For those of you who have not been granted the opportunity to visit Fundy, it is my little patch of Shangri-La on earth. The road begins to wind and stretch down, twisting and turning. As you near the coast, the slope instensifies, until pine and sky break and you see a clear view of craigy cliffs, pine tufted undulating hills, blue blue sky and ocean - with the world's highest tides. Take a deep breath...can you smell it? The whiff of salty freshness?

It was overcast, foggy and threatened rain. We found our site. Our local Shambhala group reserved a group site, so we found the site, and Eric (a well trained soldier) immediately set up camp. Two tents, with cots. Yes, being in the military has all the perks...camping gear galore. I located the food and took the kids to the cooking shelter and rustled them a campers supper. We met up with other brave sangha members who dared camp in the cool and damp (the rest of the weekend promised to be beautiful). A huge bonfire was ignited and the kids connected with their primal roots and wanted to play with the fire. Marshmellow roasting was about making torches, not for eating. The more Owen could set to flame, the merrier he became. Aidan was testing his boundaries...how close CAN you stand to the fire and not be consumed? Harry enjoyed the tradition of telling stories around the fire with a 12 year old boy. Of course, all the stories involved death, excrement and flatulence - and usually someone losing their pants. Finally, the sky broke and rain beckoned us to our tents. I was bunking with Aidan and Harry. Harry and I had a cot and we constructed a comfy nest for Aidan in between. As rain began to pitter on the tent (and there is nothing more relaxing than that sound) I read Harry and Aidan the first eight chapters of Charlie and the Chocolate Factory. Harry began to drift. I tried to set Aidan down in his little spot on the floor - he was so indignent. He did NOT want to sleep there. So, we struggled for 20 minutes before sleep won that battle. As I turned the flashlight off, I realized I was somewhat claustrophobic. The walls of the tent loomed closer and the thick darkness lay heavy on me. I tossed and turned most of the night and fell asleep as dawn broke. Thank-goodness that 7 years of childrearing has made me impervious to sleep deprivation.

The rest of the weekend was glorious. The kids went swimming in a salt water pool, Eric took them to a playground and left me to my own devices. I did the lunch dishes, and then spent the rest of my time lounging and reading the climax of The Rule of Four. There was another evening bonfire and more sangha members came as the day warmed. The bonfire was lively and chatty. The resident bodhisattva, in the body of a 10 year old girl, offered to put Aidan and Harry to sleep while mom enjoyed adult company. She has a magical touch with children. They were sleeping within 10 minutes. By midnight Aidan was awake and freaked out, and I spent another 30 minutes with a cranky, tired and pissed off almost three year old, who refused to sleep in his cozy nest between Harry and I. Sleep came to us all. I awoke in the morning to find Aidan missing.
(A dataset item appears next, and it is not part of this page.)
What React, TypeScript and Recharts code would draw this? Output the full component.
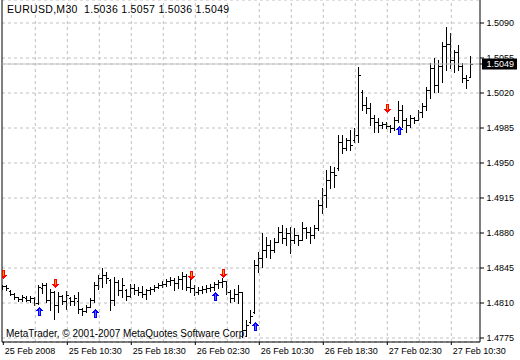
import React from 'react';
import { ComposedChart, Bar, XAxis, YAxis, CartesianGrid, ReferenceLine, Scatter } from 'recharts';

const openP = [
  1.4826,1.4827,1.4822,1.4819,1.4816,1.4814,1.4815,1.4813,1.4815,1.4810,
  1.4825,1.4828,1.4813,1.4821,1.4808,1.4817,1.4812,1.4815,1.4812,1.4812,
  1.4804,1.4802,1.4806,1.4813,1.4828,1.4835,1.4838,1.4833,1.4813,1.4831,
  1.4823,1.4823,1.4817,1.4825,1.4823,1.4821,1.4819,1.4823,1.4824,1.4826,
  1.4828,1.4829,1.4832,1.4833,1.4830,1.4834,1.4837,1.4826,1.4825,1.4821,
  1.4823,1.4824,1.4825,1.4826,1.4829,1.4831,1.4832,1.4821,1.4815,1.4819,
  1.4821,1.4783,1.4791,1.4801,1.4848,1.4855,1.4863,1.4868,1.4863,1.4871,
  1.4881,1.4875,1.4880,1.4873,1.4878,1.4873,1.4885,1.4881,1.4878,1.4885,
  1.4908,1.4918,1.4933,1.4941,1.4945,1.4971,1.4965,1.4973,1.4973,1.4978,
  1.5021,1.5008,1.5005,1.4995,1.4991,1.4988,1.4989,1.4987,1.4985,1.4993,
  1.5003,1.4993,1.4988,1.4995,1.4993,1.5001,1.5007,1.5023,1.5045,1.5028,
  1.5047,1.5067,1.5069,1.5053,1.5061,1.5047,1.5035,1.5036,
];
const highP = [
  1.4828,1.4828,1.4823,1.4820,1.4816,1.4818,1.4817,1.4817,1.4816,1.4828,
  1.4830,1.4830,1.4824,1.4822,1.4821,1.4818,1.4822,1.4816,1.4818,1.4821,
  1.4805,1.4808,1.4815,1.4831,1.4838,1.4845,1.4841,1.4834,1.4836,1.4833,
  1.4835,1.4824,1.4829,1.4829,1.4826,1.4827,1.4824,1.4826,1.4828,1.4830,
  1.4832,1.4834,1.4836,1.4835,1.4837,1.4841,1.4839,1.4834,1.4828,1.4826,
  1.4827,1.4828,1.4829,1.4831,1.4833,1.4835,1.4832,1.4823,1.4824,1.4828,
  1.4821,1.4793,1.4803,1.4853,1.4861,1.4880,1.4876,1.4873,1.4875,1.4886,
  1.4888,1.4885,1.4886,1.4885,1.4878,1.4891,1.4886,1.4886,1.4888,1.4913,
  1.4925,1.4943,1.4947,1.4946,1.4978,1.4978,1.4975,1.4983,1.4985,1.5046,
  1.5023,1.5016,1.5010,1.4998,1.4995,1.4991,1.4991,1.4988,1.4996,1.5012,
  1.5008,1.4995,1.4998,1.4996,1.5003,1.5010,1.5026,1.5050,1.5055,1.5053,
  1.5071,1.5086,1.5080,1.5063,1.5068,1.5050,1.5038,1.5057,
];
const lowP = [
  1.4824,1.4823,1.4818,1.4814,1.4812,1.4812,1.4812,1.4811,1.4808,1.4809,
  1.4820,1.4811,1.4803,1.4794,1.4801,1.4809,1.4804,1.4808,1.4808,1.4800,
  1.4798,1.4801,1.4806,1.4811,1.4824,1.4826,1.4830,1.4803,1.4808,1.4818,
  1.4816,1.4813,1.4816,1.4819,1.4818,1.4816,1.4814,1.4819,1.4822,1.4825,
  1.4826,1.4827,1.4828,1.4823,1.4825,1.4824,1.4823,1.4821,1.4818,1.4819,
  1.4820,1.4821,1.4822,1.4823,1.4825,1.4826,1.4819,1.4811,1.4812,1.4810,
  1.4776,1.4777,1.4790,1.4800,1.4841,1.4846,1.4856,1.4855,1.4861,1.4871,
  1.4870,1.4868,1.4860,1.4870,1.4868,1.4873,1.4875,1.4870,1.4875,1.4883,
  1.4900,1.4906,1.4925,1.4926,1.4943,1.4960,1.4963,1.4963,1.4971,1.4971,
  1.5003,1.5000,1.4988,1.4981,1.4981,1.4985,1.4985,1.4981,1.4983,1.4991,
  1.4986,1.4981,1.4986,1.4990,1.4993,1.4996,1.5003,1.5015,1.5021,1.5021,
  1.5031,1.5043,1.5045,1.5041,1.5043,1.5031,1.5025,1.5036,
];
const closeP = [
  1.4827,1.4825,1.4819,1.4816,1.4814,1.4816,1.4813,1.4815,1.4810,1.4826,
  1.4828,1.4813,1.4821,1.4808,1.4817,1.4812,1.4818,1.4812,1.4815,1.4804,
  1.4802,1.4806,1.4813,1.4828,1.4835,1.4838,1.4835,1.4813,1.4831,1.4823,
  1.4828,1.4817,1.4825,1.4823,1.4821,1.4819,1.4823,1.4824,1.4826,1.4828,
  1.4829,1.4832,1.4833,1.4830,1.4834,1.4837,1.4826,1.4825,1.4821,1.4823,
  1.4824,1.4825,1.4826,1.4829,1.4831,1.4832,1.4821,1.4815,1.4819,1.4821,
  1.4783,1.4788,1.4797,1.4848,1.4855,1.4863,1.4868,1.4863,1.4871,1.4881,
  1.4875,1.4880,1.4873,1.4878,1.4873,1.4885,1.4881,1.4878,1.4885,1.4908,
  1.4918,1.4933,1.4941,1.4938,1.4971,1.4965,1.4973,1.4968,1.4978,1.5038,
  1.5008,1.5005,1.4995,1.4991,1.4988,1.4989,1.4987,1.4985,1.4993,1.5003,
  1.4993,1.4988,1.4995,1.4993,1.5001,1.5007,1.5023,1.5045,1.5028,1.5047,
  1.5067,1.5069,1.5053,1.5061,1.5047,1.5035,1.5033,1.5049,
];

const downArrowIdx = [0, 13, 47, 55, 96];
const downArrowPrice = [1.4838, 1.4829, 1.4837, 1.4839, 1.5004];
const upArrowIdx = [9, 23, 53, 63, 99];
const upArrowPrice = [1.4802, 1.4800, 1.4817, 1.4787, 1.4983];

const yTicks = [1.4775, 1.4810, 1.4845, 1.4880, 1.4915, 1.4950, 1.4985, 1.5020, 1.5055, 1.5090];
const xTickIdx = [0, 16, 32, 48, 64, 80, 96, 112];
const xTickLabels = ['25 Feb 2008', '25 Feb 10:30', '25 Feb 18:30', '26 Feb 02:30', '26 Feb 10:30', '26 Feb 18:30', '27 Feb 02:30', '27 Feb 10:30'];
const gridIdx = [8, 16, 24, 32, 40, 48, 56, 64, 72, 80, 88, 96, 104, 112];

const symbolTitle = 'EURUSD,M30';
const copyright = 'MetaTrader, © 2001-2007 MetaQuotes Software Corp.';

const lastClose = closeP[closeP.length - 1];
const lastBarText = `${symbolTitle}  ${openP[openP.length - 1].toFixed(4)} ${highP[highP.length - 1].toFixed(4)} ${lowP[lowP.length - 1].toFixed(4)} ${lastClose.toFixed(4)}`;

const data = openP.map((o, i) => ({
  i,
  open: o,
  high: highP[i],
  low: lowP[i],
  close: closeP[i],
  range: [lowP[i], highP[i]],
}));
const downArrows = downArrowIdx.map((i, k) => ({ i, p: downArrowPrice[k] }));
const upArrows = upArrowIdx.map((i, k) => ({ i, p: upArrowPrice[k] }));

const FONT = "'Liberation Sans', Arial, sans-serif";

const OHLCShape = (props: any) => {
  const { x, y, width, height, payload } = props;
  if (!payload) return null;
  const cx = Math.floor(x + width / 2) + 0.5;
  const { open, close, high, low } = payload;
  const span = high - low;
  const py = (v: number) => Math.round(span === 0 ? y : y + ((high - v) / span) * height) + 0.5;
  const top = Math.round(y);
  const bot = Math.round(y + height) + 1;
  return (
    <g stroke="#000" strokeWidth={1} shapeRendering="crispEdges">
      <line x1={cx} x2={cx} y1={top} y2={bot} />
      <line x1={cx - 2} x2={cx} y1={py(open)} y2={py(open)} />
      <line x1={cx} x2={cx + 2} y1={py(close)} y2={py(close)} />
    </g>
  );
};

const DownArrow = (props: any) => {
  const { cx, cy } = props;
  if (cx == null || cy == null) return null;
  const x = Math.round(cx);
  const y = Math.round(cy);
  return (
    <g shapeRendering="crispEdges">
      <rect x={x - 1} y={y - 5} width={3} height={6} fill="#FF0000" />
      <polygon points={`${x - 3},${y} ${x + 4},${y} ${x + 0.5},${y + 4.5}`} fill="#FF0000" />
      <rect x={x} y={y - 4} width={1} height={5} fill="#FF9900" />
    </g>
  );
};

const UpArrow = (props: any) => {
  const { cx, cy } = props;
  if (cx == null || cy == null) return null;
  const x = Math.round(cx);
  const y = Math.round(cy);
  return (
    <g shapeRendering="crispEdges">
      <polygon points={`${x - 3},${y} ${x + 4},${y} ${x + 0.5},${y - 4.5}`} fill="#0000FF" />
      <rect x={x - 1} y={y - 1} width={3} height={6} fill="#0000FF" />
      <rect x={x} y={y - 2} width={1} height={6} fill="#6666FF" />
    </g>
  );
};

const XTick = (props: any) => {
  const { x, y, payload } = props;
  const idx = xTickIdx.indexOf(payload.value);
  return (
    <text x={x + 1.5} y={y + 7} fontSize={9} fontFamily={FONT} fill="#000" textAnchor="start">
      {idx >= 0 ? xTickLabels[idx] : ''}
    </text>
  );
};

const YTick = (props: any) => {
  const { x, y, payload } = props;
  const v = payload.value as number;
  if (Math.abs(v - lastClose) < 1e-9) {
    return (
      <g>
        <rect x={x - 4} y={y - 5.5} width={35} height={11} fill="#000" />
        <text x={x + 0.5} y={y + 3.3} fontSize={9} fontFamily={FONT} fill="#fff" textAnchor="start">
          {v.toFixed(4)}
        </text>
      </g>
    );
  }
  return (
    <text x={x + 0.5} y={y + 3.3} fontSize={9} fontFamily={FONT} fill="#000" textAnchor="start">
      {v.toFixed(4)}
    </text>
  );
};

export default function App() {
  return (
    <div style={{ position: 'absolute', left: 0, top: 0, width: 520, height: 360, background: '#fff' }}>
      <ComposedChart
        width={520}
        height={360}
        data={data}
        margin={{ top: 0, right: 0, bottom: 0, left: 2 }}
      >
        <CartesianGrid vertical={false} stroke="#C0C0C0" strokeDasharray="3 3" />
        {gridIdx.map((g) => (
          <ReferenceLine key={g} x={g} stroke="#C0C0C0" strokeDasharray="3 3" />
        ))}
        <XAxis
          type="number"
          dataKey="i"
          domain={[-0.325, 119.175]}
          allowDataOverflow
          ticks={xTickIdx}
          interval={0}
          tick={<XTick />}
          tickSize={3}
          tickLine={{ stroke: '#000' }}
          axisLine={{ stroke: '#000' }}
          height={18}
        />
        <YAxis
          type="number"
          orientation="right"
          domain={[1.4771, 1.5113]}
          allowDataOverflow
          ticks={[...yTicks, lastClose]}
          interval={0}
          tick={<YTick />}
          tickSize={4}
          tickLine={{ stroke: '#000' }}
          axisLine={{ stroke: '#000' }}
          width={40}
        />
        <ReferenceLine x={-0.325} stroke="#000" />
        <ReferenceLine y={lastClose} stroke="#C0C0C0" />
        <Bar dataKey="range" barSize={3} shape={<OHLCShape />} isAnimationActive={false} />
        <Scatter data={downArrows} dataKey="p" shape={<DownArrow />} isAnimationActive={false} />
        <Scatter data={upArrows} dataKey="p" shape={<UpArrow />} isAnimationActive={false} />
      </ComposedChart>
      <div style={{ position: 'absolute', left: 7, top: 4, fontSize: 10.5, lineHeight: '10.5px', letterSpacing: '0.3px', fontFamily: FONT, color: '#000', whiteSpace: 'pre' }}>
        {lastBarText}
      </div>
      <div style={{ position: 'absolute', left: 6, top: 329, fontSize: 10, lineHeight: '10px', fontFamily: FONT, color: '#000', whiteSpace: 'pre' }}>
        {copyright}
      </div>
    </div>
  );
}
Frantically I searched the tent, figuring he wiggled himself under the cot. He was not there. A combination of being awoken in shock and the terror that quickly ensued was paralizing. I jumped outside and scanned the area. No Aidan. Aidan, is a wanderer by nature. He is one of those kids who could get lost for two days in the woods and would need a search team of hounds and helicopters. The horizontal zipper of the tent was open about 6 inches - obviously enough space for a vivacious, very quiet and wandering spirit to wriggle out of. So, I ran toward the cook shelter, where we spend a majority of our time. There he was in someones arms. He was playing merrily on his own and being watched by other campers - who began to wonder where the parents were. Catastrophe averted. Distaster was clearly eminent.

Take a deep breath mom.

Camping with an almost three year old offers a new edge to camping...


hotboy said...

Losing kids... nothing like it to get the old heart pumping!

Mary P. said...

Oh my oh my oh my... Are you actually having fun? It sounds like my idea of a nightmare. And, no camping wuss me: the first time I went camping as a mother, my baby was 4 weeks old! But at least she wouldn't be doing any wandering!

MC Etcher said...

Glad your little one is all right! Sounds like a fun trip.

MC Etcher said...


My dreams shall henceforth be sweet and untroubled by blueness and its lines.